Central Business Centre plc (CBC) has reported a significant jump in profit for the year ending December 2024, with registering a profit before tax of €6.64 million from €53,769 in 2023.
After tax, the profit for the year 2024 amounted to €3.48 million, up from €38,388 in 2023. The significant increase in profits is mainly due to the unrealised fair value movement of the investment property which amounted to €3.21 million net of deferred tax.
Nevertheless, CBC's profits before tax excluding the fair value of the investment property also increased from €53,769 in 2023 to €390,742 in 2024 mainly as a result of an increase in rental income from the prior year.
Central Business Centre plc works as a finance, investment and property-holding company. Properties owned by CBC are leased to third parties.
During the year, the company acquired a commercial property in Central Business Centre, Birkirkara (Central Business Centre, Mrieħel), to further consolidate its asset base and service offering. During 2024, CBC also issued €3.25 million Zero Coupon Unsecured Callable Notes which will be due for redemption on 31 August 2025.
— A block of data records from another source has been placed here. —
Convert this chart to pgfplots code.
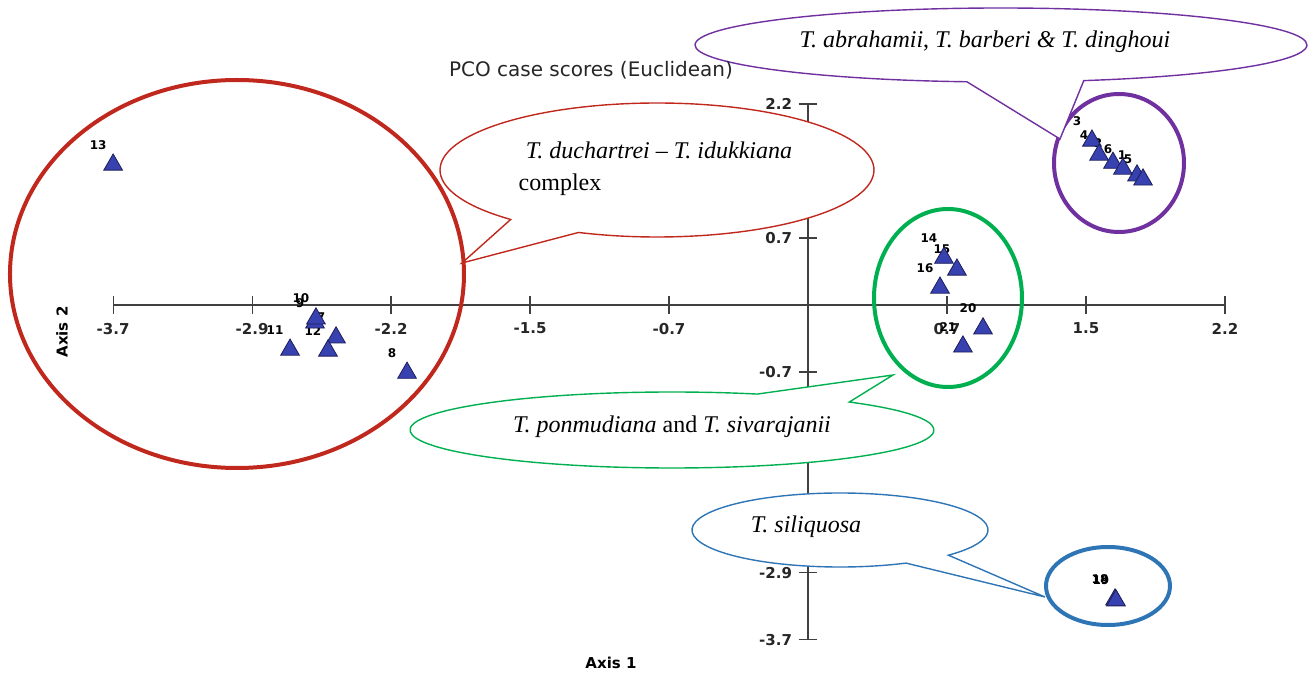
\documentclass[border=0pt]{standalone}
\usepackage{pgfplots}
\pgfplotsset{compat=1.18}
\usepackage{pgfplotstable}
\usepackage{fontspec}
\setmainfont{Liberation Serif}
\newfontfamily\dejavu{DejaVu Sans}
\definecolor{ptfill}{RGB}{55,65,175}
\definecolor{ptdraw}{RGB}{30,30,90}
\definecolor{cred}{RGB}{192,40,30}
\definecolor{cpurple}{RGB}{112,48,160}
\definecolor{cgreen}{RGB}{0,176,80}
\definecolor{cblue}{RGB}{46,117,182}

\pgfplotstableread{
label x y
1 1.752 1.43
2 1.624 1.57
3 1.512 1.815
4 1.550 1.66
5 1.784 1.385
6 1.677 1.505
7 -2.513 -0.36
8 -2.135 -0.75
9 -2.625 -0.195
10 -2.620 -0.15
11 -2.758 -0.495
12 -2.556 -0.505
13 -3.70 1.55
14 0.724 0.52
15 0.793 0.39
16 0.703 0.19
18 1.635 -3.255
19 1.640 -3.265
20 0.932 -0.26
21 0.825 -0.46
}\pts

\begin{document}
\begin{tikzpicture}
\begin{axis}[
  anchor=origin, at={(0,0)},
  x=93.9pt, y=45.25pt,
  xmin=-3.7, xmax=2.22, ymin=-3.7, ymax=2.22,
  enlargelimits=false, clip=false,
  axis lines=middle,
  axis line style={-, black!75, line width=0.6pt},
  xtick={-3.7,-2.96,-2.22,-1.48,-0.74,0.74,1.48,2.22},
  xticklabels={-3.7,-2.9,-2.2,-1.5,-0.7,0.7,1.5,2.2},
  ytick={2.22,0.74,-0.74,-2.96,-3.7},
  yticklabels={2.2,0.7,-0.7,-2.9,-3.7},
  tick align=center, major tick length=9pt,
  tick style={black!75, line width=0.6pt},
  xticklabel style={yshift=-1pt},
  ticklabel style={font=\dejavu\bfseries\fontsize{7.5}{8}\selectfont, text=black!85},
]
\addplot[draw=none, mark=none, nodes near coords, point meta=explicit symbolic,
  nodes near coords style={anchor=center, xshift=-7.5pt, yshift=10pt, text=black,
  font=\dejavu\bfseries\fontsize{6}{7}\selectfont, inner sep=0pt}]
  table[x=x,y=y,meta=label]{\pts};
\addplot[only marks, mark=triangle*, mark size=5.4pt,
  mark options={fill=ptfill, draw=ptdraw, line width=0.4pt}]
  table[x=x,y=y]{\pts};
\end{axis}

\begin{scope}[x=0.5pt, y=-0.5pt, shift={(-404pt,152.5pt)}]
% cluster outlines
\draw[cred, line width=2pt] (237,274) ellipse [x radius=227, y radius=194];
\draw[cpurple, line width=2pt] (1119,163) ellipse [x radius=65, y radius=69];
\draw[cgreen, line width=2pt] (948,298) ellipse [x radius=74, y radius=89];
\draw[cblue, line width=2pt] (1108,586) ellipse [x radius=62, y radius=39];
% callouts
\filldraw[cred, fill=white, line width=0.7pt]
  ([shift={(657,170)}]132.4:217 and 67) arc[start angle=132.4, end angle=471.2, x radius=217, y radius=67] -- (462,263) -- cycle;
\filldraw[cpurple, fill=white, line width=0.7pt]
  ([shift={(1001,45)}]96.4:306 and 37) arc[start angle=96.4, end angle=434.3, x radius=306, y radius=37] -- (1060,139) -- cycle;
\filldraw[cgreen, fill=white, line width=0.7pt]
  ([shift={(672,430)}]312.6:262 and 38) arc[start angle=312.6, end angle=649, x radius=262, y radius=38] -- (893,375) -- cycle;
\filldraw[cblue, fill=white, line width=0.7pt]
  ([shift={(840,530)}]63.5:148 and 37) arc[start angle=63.5, end angle=402.9, x radius=148, y radius=37] -- (1045,597) -- cycle;
% texts
\begin{scope}[every node/.style={font=\fontsize{12}{14}\selectfont, inner sep=0pt}]
\node at (985,42) {\textit{T. abrahamii}, \textit{T. barberi \& T. dinghoui}};
\node at (659,150) {\textit{T. duchartrei} – \textit{T. idukkiana}};
\node at (560,185) {complex};
\node at (672,427) {\textit{T. ponmudiana} and \textit{T. sivarajanii}};
\node at (806,527) {\textit{T. siliquosa}};
\end{scope}
\node[font=\dejavu\fontsize{10}{12}\selectfont, text=black!85] at (591,70) {PCO case scores (Euclidean)};
\node[font=\dejavu\bfseries\fontsize{7.5}{9}\selectfont] at (611,663) {Axis 1};
\node[font=\dejavu\bfseries\fontsize{7.5}{9}\selectfont, rotate=90] at (62,332) {Axis 2};
\end{scope}
\pgfresetboundingbox
\path[use as bounding box] (-404pt,152.5pt) rectangle (252pt,-184.5pt);
\end{tikzpicture}
\end{document}
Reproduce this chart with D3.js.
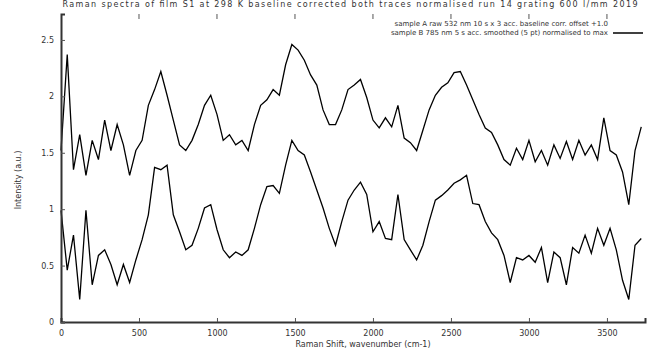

At the year-end, the company had various agreements for the lease of office, retail stores, warehousing and car spaces as applicable in the Central Business Centre Żebbug, Central Business Centre Gudja, Central Business Centre St. Julian's, Central Business Centre, Valletta and Central Business Centre Mrieħel.
As at 31 December 2024, Central Business Centre Żebbug and Central Business Centre Gudja were operating at 100 per cent capacity, Central Business Centre St. Julian's was operating at 88 per cent capacity, Central Business Centre Valletta was operating at 46 per cent capacity and Central Business Centre Mrieħel at 33 per cent capacity.
CBC is not envisaging any changes in operating activities for the forthcoming year.
While considerable profits were recorded, the company is exposed to liquidity risk in relation to meeting future obligations associated with its financial liabilities, which comprise principally interest-bearing borrowings, lease liabilities and trade and other payables.
The company is due to pay over €10 million in borrowings, trade and other payables within one year.
Contingency plans have also been identified, aimed to generate further liquidity. These include the possibility of obtaining, additional bank financing, guaranteed by unencumbered assets owned by the company.